Problem ▸
Extract the listing below in full, unchanged.

Provided records ▸
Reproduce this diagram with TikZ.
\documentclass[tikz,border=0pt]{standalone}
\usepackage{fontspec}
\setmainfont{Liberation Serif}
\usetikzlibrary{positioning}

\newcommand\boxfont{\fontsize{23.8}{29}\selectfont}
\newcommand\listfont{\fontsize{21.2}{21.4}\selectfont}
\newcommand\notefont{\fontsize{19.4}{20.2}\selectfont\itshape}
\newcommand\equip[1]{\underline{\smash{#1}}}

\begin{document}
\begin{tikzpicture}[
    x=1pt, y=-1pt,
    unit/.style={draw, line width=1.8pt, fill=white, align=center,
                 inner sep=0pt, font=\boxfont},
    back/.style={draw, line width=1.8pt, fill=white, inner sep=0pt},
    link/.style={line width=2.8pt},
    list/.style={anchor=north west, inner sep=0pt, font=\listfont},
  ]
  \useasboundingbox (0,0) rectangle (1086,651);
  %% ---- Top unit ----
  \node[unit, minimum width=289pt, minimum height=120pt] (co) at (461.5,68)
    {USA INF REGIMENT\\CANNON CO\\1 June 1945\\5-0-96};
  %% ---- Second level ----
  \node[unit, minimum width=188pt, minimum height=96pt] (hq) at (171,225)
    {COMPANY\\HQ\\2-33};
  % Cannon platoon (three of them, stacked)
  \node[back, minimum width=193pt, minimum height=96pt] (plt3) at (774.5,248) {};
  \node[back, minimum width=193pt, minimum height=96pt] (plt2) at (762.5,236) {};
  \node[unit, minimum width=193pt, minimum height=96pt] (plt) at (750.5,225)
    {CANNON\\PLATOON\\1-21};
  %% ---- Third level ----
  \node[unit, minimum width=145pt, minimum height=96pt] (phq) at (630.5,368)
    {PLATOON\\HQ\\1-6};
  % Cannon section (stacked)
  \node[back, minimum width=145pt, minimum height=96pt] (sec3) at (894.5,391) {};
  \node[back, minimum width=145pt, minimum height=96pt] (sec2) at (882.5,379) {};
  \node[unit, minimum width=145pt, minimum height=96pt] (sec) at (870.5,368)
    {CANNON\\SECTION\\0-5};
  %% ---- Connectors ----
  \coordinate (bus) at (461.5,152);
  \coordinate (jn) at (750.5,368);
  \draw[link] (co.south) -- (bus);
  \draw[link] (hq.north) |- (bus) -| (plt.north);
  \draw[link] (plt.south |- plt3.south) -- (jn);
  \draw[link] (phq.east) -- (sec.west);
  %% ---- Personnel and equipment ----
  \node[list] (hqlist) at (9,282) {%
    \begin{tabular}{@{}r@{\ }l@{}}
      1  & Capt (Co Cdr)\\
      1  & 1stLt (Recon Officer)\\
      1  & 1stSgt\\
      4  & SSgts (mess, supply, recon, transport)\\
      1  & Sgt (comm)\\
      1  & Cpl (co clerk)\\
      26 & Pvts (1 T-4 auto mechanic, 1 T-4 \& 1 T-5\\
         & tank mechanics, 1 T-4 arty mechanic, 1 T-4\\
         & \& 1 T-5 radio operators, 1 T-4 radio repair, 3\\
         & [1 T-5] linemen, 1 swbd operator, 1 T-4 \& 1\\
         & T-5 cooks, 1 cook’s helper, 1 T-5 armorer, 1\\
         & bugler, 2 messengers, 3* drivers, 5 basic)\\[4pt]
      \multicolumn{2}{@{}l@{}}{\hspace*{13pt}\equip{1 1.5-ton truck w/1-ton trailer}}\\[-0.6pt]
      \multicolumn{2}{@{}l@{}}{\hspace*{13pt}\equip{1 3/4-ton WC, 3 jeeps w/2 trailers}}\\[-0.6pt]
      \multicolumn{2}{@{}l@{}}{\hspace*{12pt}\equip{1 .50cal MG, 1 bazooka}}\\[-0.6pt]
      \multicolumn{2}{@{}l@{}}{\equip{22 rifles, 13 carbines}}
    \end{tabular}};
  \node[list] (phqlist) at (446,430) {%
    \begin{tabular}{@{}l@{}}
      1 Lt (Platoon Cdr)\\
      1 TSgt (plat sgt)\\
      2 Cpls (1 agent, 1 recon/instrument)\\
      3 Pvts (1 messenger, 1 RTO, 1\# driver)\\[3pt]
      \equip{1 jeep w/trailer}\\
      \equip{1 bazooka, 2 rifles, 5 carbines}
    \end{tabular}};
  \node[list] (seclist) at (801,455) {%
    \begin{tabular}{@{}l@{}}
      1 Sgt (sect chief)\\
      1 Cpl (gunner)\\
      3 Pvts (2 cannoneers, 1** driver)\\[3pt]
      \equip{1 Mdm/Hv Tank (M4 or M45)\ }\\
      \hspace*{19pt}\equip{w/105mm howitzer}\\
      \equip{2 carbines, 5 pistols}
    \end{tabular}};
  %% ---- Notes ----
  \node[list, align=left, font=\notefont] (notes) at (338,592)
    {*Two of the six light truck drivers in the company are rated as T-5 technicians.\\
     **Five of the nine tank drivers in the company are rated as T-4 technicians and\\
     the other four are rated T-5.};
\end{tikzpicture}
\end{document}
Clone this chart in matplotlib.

Problem solution ▸
Reproduce this diagram with TikZ.
\documentclass[tikz,border=0pt]{standalone}
\usepackage{fontspec}
\setmainfont{Liberation Serif}
\usetikzlibrary{positioning}

\newcommand\boxfont{\fontsize{23.8}{29}\selectfont}
\newcommand\listfont{\fontsize{21.2}{21.4}\selectfont}
\newcommand\notefont{\fontsize{19.4}{20.2}\selectfont\itshape}
\newcommand\equip[1]{\underline{\smash{#1}}}

\begin{document}
\begin{tikzpicture}[
    x=1pt, y=-1pt,
    unit/.style={draw, line width=1.8pt, fill=white, align=center,
                 inner sep=0pt, font=\boxfont},
    back/.style={draw, line width=1.8pt, fill=white, inner sep=0pt},
    link/.style={line width=2.8pt},
    list/.style={anchor=north west, inner sep=0pt, font=\listfont},
  ]
  \useasboundingbox (0,0) rectangle (1086,651);
  %% ---- Top unit ----
  \node[unit, minimum width=289pt, minimum height=120pt] (co) at (461.5,68)
    {USA INF REGIMENT\\CANNON CO\\1 June 1945\\5-0-96};
  %% ---- Second level ----
  \node[unit, minimum width=188pt, minimum height=96pt] (hq) at (171,225)
    {COMPANY\\HQ\\2-33};
  % Cannon platoon (three of them, stacked)
  \node[back, minimum width=193pt, minimum height=96pt] (plt3) at (774.5,248) {};
  \node[back, minimum width=193pt, minimum height=96pt] (plt2) at (762.5,236) {};
  \node[unit, minimum width=193pt, minimum height=96pt] (plt) at (750.5,225)
    {CANNON\\PLATOON\\1-21};
  %% ---- Third level ----
  \node[unit, minimum width=145pt, minimum height=96pt] (phq) at (630.5,368)
    {PLATOON\\HQ\\1-6};
  % Cannon section (stacked)
  \node[back, minimum width=145pt, minimum height=96pt] (sec3) at (894.5,391) {};
  \node[back, minimum width=145pt, minimum height=96pt] (sec2) at (882.5,379) {};
  \node[unit, minimum width=145pt, minimum height=96pt] (sec) at (870.5,368)
    {CANNON\\SECTION\\0-5};
  %% ---- Connectors ----
  \coordinate (bus) at (461.5,152);
  \coordinate (jn) at (750.5,368);
  \draw[link] (co.south) -- (bus);
  \draw[link] (hq.north) |- (bus) -| (plt.north);
  \draw[link] (plt.south |- plt3.south) -- (jn);
  \draw[link] (phq.east) -- (sec.west);
  %% ---- Personnel and equipment ----
  \node[list] (hqlist) at (9,282) {%
    \begin{tabular}{@{}r@{\ }l@{}}
      1  & Capt (Co Cdr)\\
      1  & 1stLt (Recon Officer)\\
      1  & 1stSgt\\
      4  & SSgts (mess, supply, recon, transport)\\
      1  & Sgt (comm)\\
      1  & Cpl (co clerk)\\
      26 & Pvts (1 T-4 auto mechanic, 1 T-4 \& 1 T-5\\
         & tank mechanics, 1 T-4 arty mechanic, 1 T-4\\
         & \& 1 T-5 radio operators, 1 T-4 radio repair, 3\\
         & [1 T-5] linemen, 1 swbd operator, 1 T-4 \& 1\\
         & T-5 cooks, 1 cook’s helper, 1 T-5 armorer, 1\\
         & bugler, 2 messengers, 3* drivers, 5 basic)\\[4pt]
      \multicolumn{2}{@{}l@{}}{\hspace*{13pt}\equip{1 1.5-ton truck w/1-ton trailer}}\\[-0.6pt]
      \multicolumn{2}{@{}l@{}}{\hspace*{13pt}\equip{1 3/4-ton WC, 3 jeeps w/2 trailers}}\\[-0.6pt]
      \multicolumn{2}{@{}l@{}}{\hspace*{12pt}\equip{1 .50cal MG, 1 bazooka}}\\[-0.6pt]
      \multicolumn{2}{@{}l@{}}{\equip{22 rifles, 13 carbines}}
    \end{tabular}};
  \node[list] (phqlist) at (446,430) {%
    \begin{tabular}{@{}l@{}}
      1 Lt (Platoon Cdr)\\
      1 TSgt (plat sgt)\\
      2 Cpls (1 agent, 1 recon/instrument)\\
      3 Pvts (1 messenger, 1 RTO, 1\# driver)\\[3pt]
      \equip{1 jeep w/trailer}\\
      \equip{1 bazooka, 2 rifles, 5 carbines}
    \end{tabular}};
  \node[list] (seclist) at (801,455) {%
    \begin{tabular}{@{}l@{}}
      1 Sgt (sect chief)\\
      1 Cpl (gunner)\\
      3 Pvts (2 cannoneers, 1** driver)\\[3pt]
      \equip{1 Mdm/Hv Tank (M4 or M45)\ }\\
      \hspace*{19pt}\equip{w/105mm howitzer}\\
      \equip{2 carbines, 5 pistols}
    \end{tabular}};
  %% ---- Notes ----
  \node[list, align=left, font=\notefont] (notes) at (338,592)
    {*Two of the six light truck drivers in the company are rated as T-5 technicians.\\
     **Five of the nine tank drivers in the company are rated as T-4 technicians and\\
     the other four are rated T-5.};
\end{tikzpicture}
\end{document}
Clone this chart in matplotlib.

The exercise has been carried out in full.